Leader A mindset helps us maintain healthy boundaries and rules of engagement so people don’t drain our energy. We are able to care for ourselves as well as for others
You can raise your game while raising the game of others by taking a good hard look at the teams you lead, either directly or indirectly. Regularly examine the strength, structure, and composition of your team, making sure you have the right people on the bus. Get ahead of the curve on succession planning so you set in place a virtuous cycle: as you continue to grow and free yourself to take on new things, you are helping your people free up and take on new things, and then they in turn can help others grow and take on new things. As you move from being a leader of tasks to leader of a team to a leader of leaders, continually optimize the way you leverage, empower, and inspire those you work with.
If you find that you support others to the point of stress, exhaustion, or feeling overwhelmed, look at your current boundaries and rules of engagement. This will mean getting increasingly comfortable with bringing attention to your own needs, being clear on what is actually yours to own in terms of emotions and accountabilities, and learning to hold boundaries and respond to incoming requests with greater grace and clarity.
We’ve all had times when it feels like we aren’t progressing or aren’t present to the areas of our lives that are the most important to us.
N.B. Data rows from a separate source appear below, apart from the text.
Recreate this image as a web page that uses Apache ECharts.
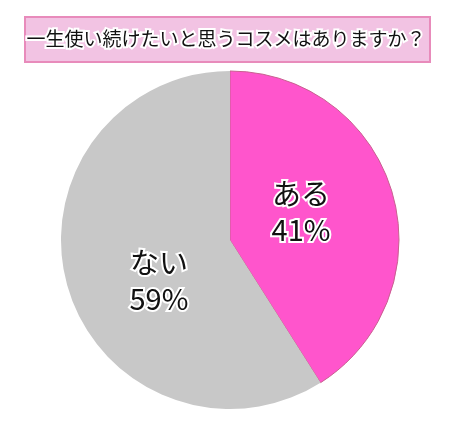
<!DOCTYPE html>
<html>
<head>
<meta charset="utf-8">
<script src="https://cdn.jsdelivr.net/npm/echarts@6/dist/echarts.min.js"></script>
<style>
  html, body { margin: 0; padding: 0; background: #fff; }
  #main { width: 452px; height: 431px; }
</style>
</head>
<body>
<div id="main"></div>
<script>
var titulo = '一生使い続けたいと思うコスメはありますか？';
var categorias = ['ある', 'ない'];
var valores = [41, 59];
var colores = ['#ff55cc', '#c8c8c8'];

var dom = document.getElementById('main');
var myChart = echarts.init(dom, null, { renderer: 'canvas' });

// desplazamiento de etiquetas para acercarlas a la posición del original
var desplazamientos = [[-13, -4], [13, 17]];

var datos = categorias.map(function (c, i) {
  return {
    name: c,
    value: valores[i],
    label: { offset: desplazamientos[i] },
    itemStyle: {
      color: colores[i],
      borderColor: i === 0 ? '#c8608f' : colores[i],
      borderWidth: i === 0 ? 1 : 0
    }
  };
});

var option = {
  animation: false,
  graphic: [{
    type: 'rect',
    left: 24,
    top: 16,
    shape: { width: 405, height: 45 },
    style: { fill: '#f2c3e3', stroke: '#e88bbb', lineWidth: 2 },
    z: 0
  }],
  title: {
    text: titulo,
    left: 'center',
    top: 24,
    textStyle: {
      fontFamily: 'Noto Sans CJK JP',
      fontSize: 19,
      fontWeight: 'normal',
      color: '#111',
      textBorderColor: '#fff',
      textBorderWidth: 4
    },
    z: 5
  },
  series: [{
    type: 'pie',
    center: [230, 240],
    radius: 169,
    startAngle: 90,
    clockwise: true,
    data: datos,
    label: {
      show: true,
      position: 'inside',
      formatter: '{b}\n{d}%',
      fontFamily: 'Noto Sans CJK JP',
      fontSize: 29,
      fontWeight: 'normal',
      lineHeight: 36,
      color: '#111',
      textBorderColor: '#fff',
      textBorderWidth: 4
    },
    labelLine: { show: false },
    emphasis: { disabled: true }
  }]
};

myChart.setOption(option);
</script>
</body>
</html>
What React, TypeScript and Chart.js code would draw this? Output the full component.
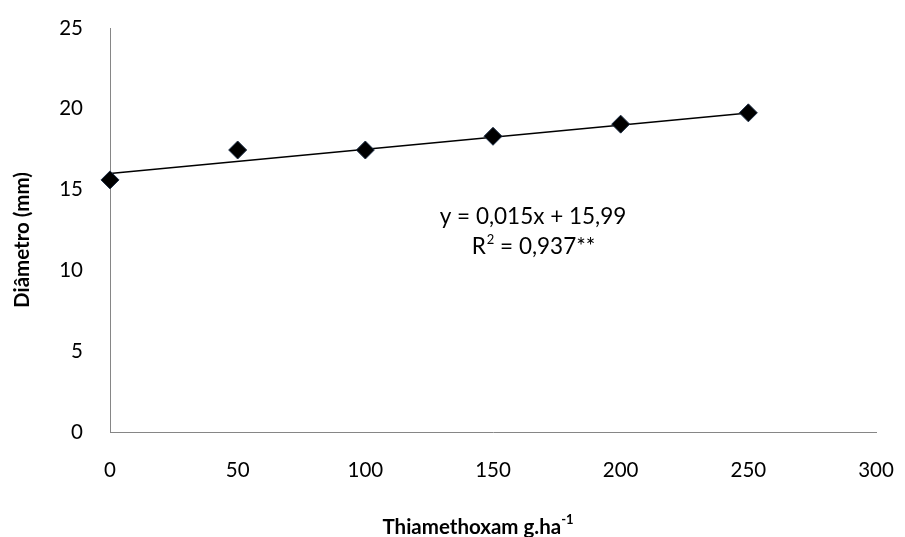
import React, { useEffect, useRef } from "react";
import { Chart, registerables } from "chart.js";

Chart.register(...registerables);

const doses = [0, 50, 100, 150, 200, 250];
const diameter = [15.6, 17.45, 17.45, 18.3, 19.05, 19.75];
const trendX = [0, 250];
const trendY = [15.99, 19.74];
const xTicks = [0, 50, 100, 150, 200, 250, 300];
const yTicks = [0, 5, 10, 15, 20, 25];
const equationLine1 = "y = 0,015x + 15,99";
const equationLine2a = "R";
const equationLine2sup = "2";
const equationLine2b = " = 0,937**";
const yTitle = "Diâmetro (mm)";
const xTitleMain = "Thiamethoxam g.ha";
const xTitleSup = "-1";

const FONT = "Lato, 'Open Sans', sans-serif";

export default function App() {
  const ref = useRef<HTMLCanvasElement | null>(null);

  useEffect(() => {
    document.body.style.margin = "0";
    const canvas = ref.current;
    if (!canvas) return;

    const annotations = {
      id: "annotations",
      afterDraw(chart: any) {
        const ctx = chart.ctx;
        ctx.save();
        ctx.fillStyle = "#000";
        ctx.textBaseline = "middle";
        // equation
        ctx.font = `22.5px ${FONT}`;
        ctx.textAlign = "center";
        ctx.fillText(equationLine1, 533, 217);
        const wA = ctx.measureText(equationLine2a).width;
        const wB = ctx.measureText(equationLine2b).width;
        ctx.font = `13px ${FONT}`;
        const wS = ctx.measureText(equationLine2sup).width;
        const total = wA + wS + wB;
        const x0 = 533 - total / 2;
        ctx.textAlign = "left";
        ctx.font = `22.5px ${FONT}`;
        ctx.fillText(equationLine2a, x0, 247);
        ctx.font = `13px ${FONT}`;
        ctx.fillText(equationLine2sup, x0 + wA + 1, 240);
        ctx.font = `22.5px ${FONT}`;
        ctx.fillText(equationLine2b, x0 + wA + wS + 1, 247);

        // x title
        ctx.font = `bold 20.5px ${FONT}`;
        const wm = ctx.measureText(xTitleMain).width;
        ctx.font = `bold 13px ${FONT}`;
        const ws = ctx.measureText(xTitleSup).width;
        const tx = 478 - (wm + ws) / 2;
        ctx.font = `bold 20.5px ${FONT}`;
        ctx.fillText(xTitleMain, tx, 527);
        ctx.font = `bold 13px ${FONT}`;
        ctx.fillText(xTitleSup, tx + wm, 520);

        // y title
        ctx.translate(22, 240);
        ctx.rotate(-Math.PI / 2);
        ctx.textAlign = "center";
        ctx.font = `bold 20.5px ${FONT}`;
        ctx.fillText(yTitle, 0, 0);
        ctx.restore();
      },
    };

    const chart = new Chart(canvas, {
      type: "scatter",
      data: {
        datasets: [
          {
            type: "line",
            label: "trend",
            data: trendX.map((x, i) => ({ x, y: trendY[i] })),
            borderColor: "#000",
            borderWidth: 1.5,
            pointRadius: 0,
            fill: false,
            clip: false,
            order: 2,
          },
          {
            label: "Diâmetro",
            data: doses.map((x, i) => ({ x, y: diameter[i] })),
            pointStyle: "rectRot",
            pointRadius: 9,
            backgroundColor: "#000",
            borderColor: "#1c2d45",
            borderWidth: 1,
            clip: false,
            order: 1,
          },
        ],
      },
      options: {
        responsive: false,
        animation: false,
        layout: { autoPadding: false, padding: { left: 0, top: 28, right: 29, bottom: 0 } },
        plugins: {
          legend: { display: false },
          tooltip: { enabled: false },
        },
        scales: {
          x: {
            type: "linear",
            min: 0,
            max: 300,
            afterBuildTicks: (s: any) => {
              s.ticks = xTicks.map((v) => ({ value: v }));
            },
            afterFit: (s: any) => {
              s.height = 105;
              s.paddingLeft = 0;
              s.paddingRight = 0;
            },
            grid: { display: false, drawTicks: false },
            border: { display: true, color: "#868686", width: 1 },
            ticks: {
              color: "#000",
              font: { family: FONT, size: 20.5 },
              padding: 26,
              maxRotation: 0,
            },
          },
          y: {
            type: "linear",
            min: 0,
            max: 25,
            afterBuildTicks: (s: any) => {
              s.ticks = yTicks.map((v) => ({ value: v }));
            },
            afterFit: (s: any) => {
              s.width = 110;
              s.paddingTop = 0;
              s.paddingBottom = 0;
            },
            grid: { display: false, drawTicks: false },
            border: { display: true, color: "#868686", width: 1 },
            ticks: {
              color: "#000",
              font: { family: FONT, size: 20.5 },
              padding: 27,
            },
          },
        },
      },
      plugins: [annotations],
    } as any);

    return () => chart.destroy();
  }, []);

  return (
    <div style={{ position: "relative", width: 905, height: 537, background: "#fff" }}>
      <canvas ref={ref} width={905} height={537} style={{ display: "block" }} />
    </div>
  );
}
It’s not unusual to have times when we just can’t help ourselves and we want to scratch the itch. Rather than being present and making choices in service of our effectiveness or next-level impact, we instead get trapped and self-sabotage by engaging in old patterns, or we fall into habits of distraction, perfectionism, procrastination, or rumination.
Presence helps us to keep our focus and attention to move forward important goals, increases our emotional resilience to tolerate what may be uncomfortable in the short term to learn new patterns and practices that create and sustain long-term progress, and builds our inner capacity to pause between stimulus and response to make more thoughtful, wise decisions. When we have the capacity to be aware and grounded in the here and now and are able to exert our full attention, we make the leadership choice based on what’s best for the moment.
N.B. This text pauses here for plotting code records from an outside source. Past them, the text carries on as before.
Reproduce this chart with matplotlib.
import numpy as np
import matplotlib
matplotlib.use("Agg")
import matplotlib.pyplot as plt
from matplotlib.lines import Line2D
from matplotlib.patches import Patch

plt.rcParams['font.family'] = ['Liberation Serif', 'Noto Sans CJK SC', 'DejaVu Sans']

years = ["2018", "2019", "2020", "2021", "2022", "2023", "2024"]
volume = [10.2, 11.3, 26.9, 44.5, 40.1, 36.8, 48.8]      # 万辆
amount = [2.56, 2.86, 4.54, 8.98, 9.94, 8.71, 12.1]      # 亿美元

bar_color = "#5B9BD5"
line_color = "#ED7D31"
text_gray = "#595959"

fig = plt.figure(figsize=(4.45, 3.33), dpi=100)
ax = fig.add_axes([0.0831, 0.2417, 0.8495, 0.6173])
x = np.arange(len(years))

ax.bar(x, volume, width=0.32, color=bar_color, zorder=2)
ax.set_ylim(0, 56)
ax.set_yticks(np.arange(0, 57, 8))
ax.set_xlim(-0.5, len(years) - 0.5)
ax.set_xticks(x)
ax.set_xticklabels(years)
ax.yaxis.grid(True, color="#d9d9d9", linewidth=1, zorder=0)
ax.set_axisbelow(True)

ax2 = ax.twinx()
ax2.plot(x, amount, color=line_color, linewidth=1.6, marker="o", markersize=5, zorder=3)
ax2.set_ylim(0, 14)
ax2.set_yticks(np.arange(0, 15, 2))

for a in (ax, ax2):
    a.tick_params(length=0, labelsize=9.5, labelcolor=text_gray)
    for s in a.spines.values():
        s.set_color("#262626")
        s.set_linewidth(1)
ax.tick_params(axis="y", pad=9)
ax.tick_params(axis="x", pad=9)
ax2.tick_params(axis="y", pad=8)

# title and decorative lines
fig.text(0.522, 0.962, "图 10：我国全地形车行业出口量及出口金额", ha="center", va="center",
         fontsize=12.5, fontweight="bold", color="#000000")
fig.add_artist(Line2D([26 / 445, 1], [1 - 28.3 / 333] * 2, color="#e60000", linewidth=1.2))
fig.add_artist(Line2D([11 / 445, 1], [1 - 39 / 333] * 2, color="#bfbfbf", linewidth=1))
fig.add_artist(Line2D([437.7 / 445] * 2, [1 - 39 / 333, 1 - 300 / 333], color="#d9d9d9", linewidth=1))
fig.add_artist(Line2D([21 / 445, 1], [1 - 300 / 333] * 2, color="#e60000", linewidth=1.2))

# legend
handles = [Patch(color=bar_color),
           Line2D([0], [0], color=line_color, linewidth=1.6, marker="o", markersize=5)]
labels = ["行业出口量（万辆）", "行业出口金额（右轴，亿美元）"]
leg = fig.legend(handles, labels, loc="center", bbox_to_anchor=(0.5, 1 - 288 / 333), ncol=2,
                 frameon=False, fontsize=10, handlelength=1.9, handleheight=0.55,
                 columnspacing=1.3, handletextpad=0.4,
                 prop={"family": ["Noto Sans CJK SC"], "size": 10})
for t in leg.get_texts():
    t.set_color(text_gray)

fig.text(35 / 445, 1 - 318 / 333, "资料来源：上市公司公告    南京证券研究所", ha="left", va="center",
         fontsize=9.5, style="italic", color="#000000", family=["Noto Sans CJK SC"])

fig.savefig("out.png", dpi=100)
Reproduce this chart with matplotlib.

You can get present quickly so that distraction or procrastination don’t get the better of you by (1) choosing to work off-line, (2) bringing your focus from the mountain to the molehill and taking single steps, (3) giving yourself fifteen minutes to get into a flow, (4) staying anchored in the physical, or (5) using a grounding visualization technique to quickly bring attention and focus to the present moment.
As we reach a certain level of success, the fifth P, peace, helps us to relax and give ourselves permission to feel a greater satisfaction in the leadership experience. Rather than holding on so tightly and being defensive, we shift to the offense, loosening our grip just enough that we can enjoy the ride along the way.
Peace doesn’t need to be an abstract or soft concept. You can use the acronym of ACT as a reminder to incorporate peace into your leadership experience. The A is about accepting the moment so you can save time and energy by taking constructive and effective action for what’s within your control with more ease and acceleration. The C is about being content in the moment, knowing what’s enough and bringing more of an attitude of gratitude. The T is increasing your trust in yourself and life, knowing that you’ve achieved, learned, and grown, and you will again.
As you increase your acceptance, contentment, and trust, your leadership actions stem less from a need to prove yourself, self-preserve, or one-up others or yourself in some way. Leadership actions are then able to flow more consistently from a set of core principles that benefit not only the leader but their teams and organizations as well.